SHMUEL RAFALOVITSH (December 24, 1866-November 15, 1923)
He was born in Bohupol (Bogopol), Podolia. His Hebraized name was Rafaeli. He was the brother of Yeshaye Rafalovitsh, and they came from a rabbinic-Enlightenment family. He studied in religious primary school (with Micah Joseph Berdichevsky) and secular subject matter as well. In 1882 he moved with his parents to Jerusalem. In 1899 he left for London, in 1905 for New York, and in 1907 returned to the land of Israel. He wrote mainly in Hebrew—novellas, research works, translations, and memoirs. Especially well known from his Hebrew writings is Matbeot hayehudim (Jewish coins) (Jerusalem, 1913), 199 pp. He also wrote for Yiddish-language newspapers. He edited the Hebrew-Yiddish weekly Shaare tsiyon (Gates of Zion). In 1890 he published and edited (with Shloyme Epshteyn) Der erets-yisroel yud (The Jew in the land of Israel) (Jerusalem)—8 issues over three months. He died in Jerusalem.

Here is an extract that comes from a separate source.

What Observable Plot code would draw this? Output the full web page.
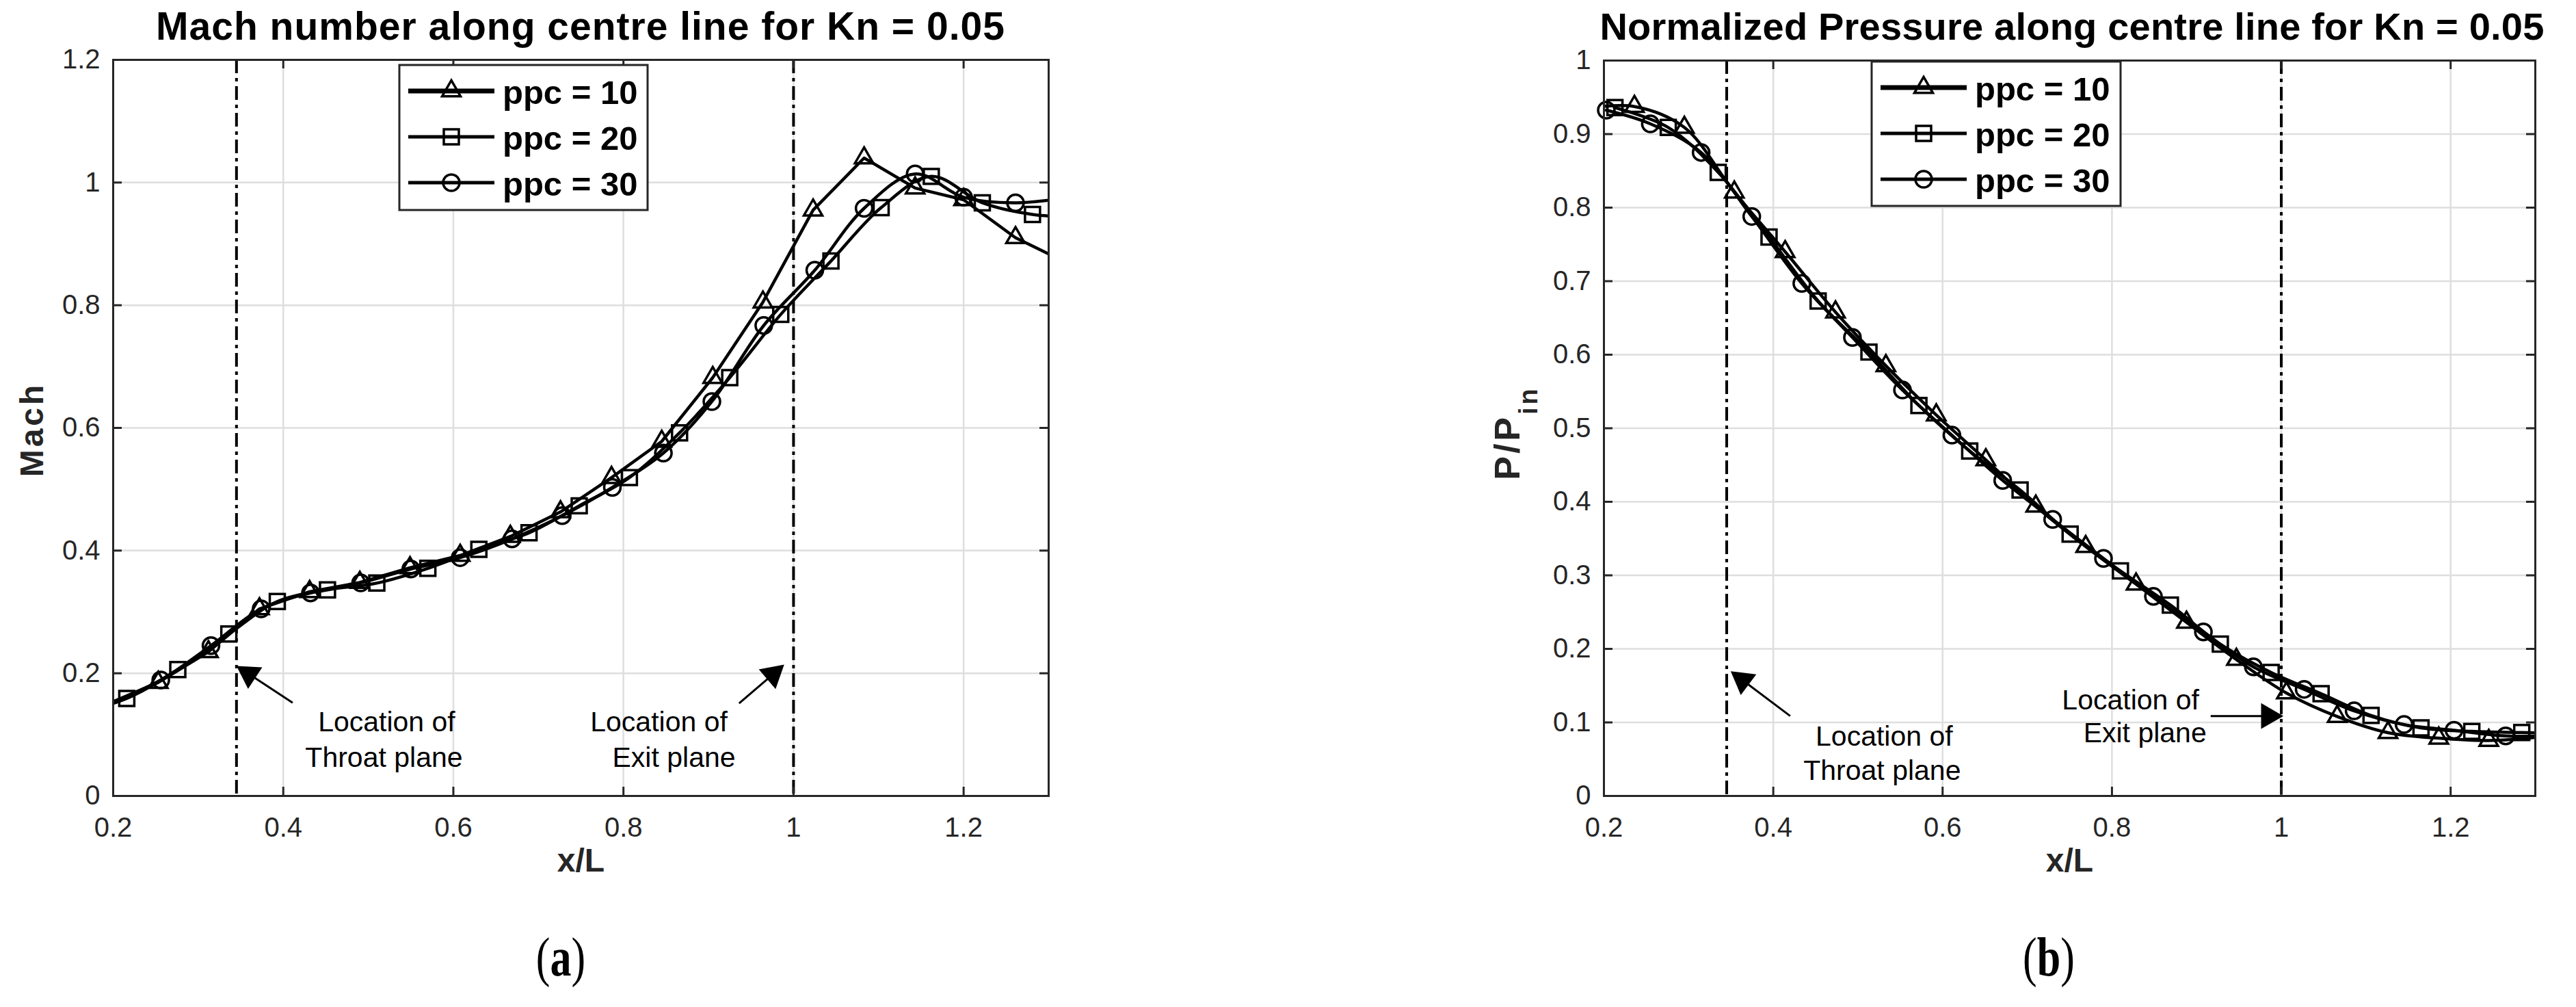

Sources: Zalmen Reyzen, Leksikon, vol. 4; Getzel Kressel, Leksikon hasifrut haivrit (Handbook of Hebrew literature), vol. 2 (Merḥavya, 1967); D. Tidhar, in Entsiklopedyah leḥalutse hayishuv uvonav (Encyclopedia of the pioneers and builders of the yishuv), vol. 1 (Tel Aviv, 1947); E. R. Malachi, in Hatoran (New York) (December 1923); Prese-zamlung (Press collection) (New York, 1930), pp. 149, 215.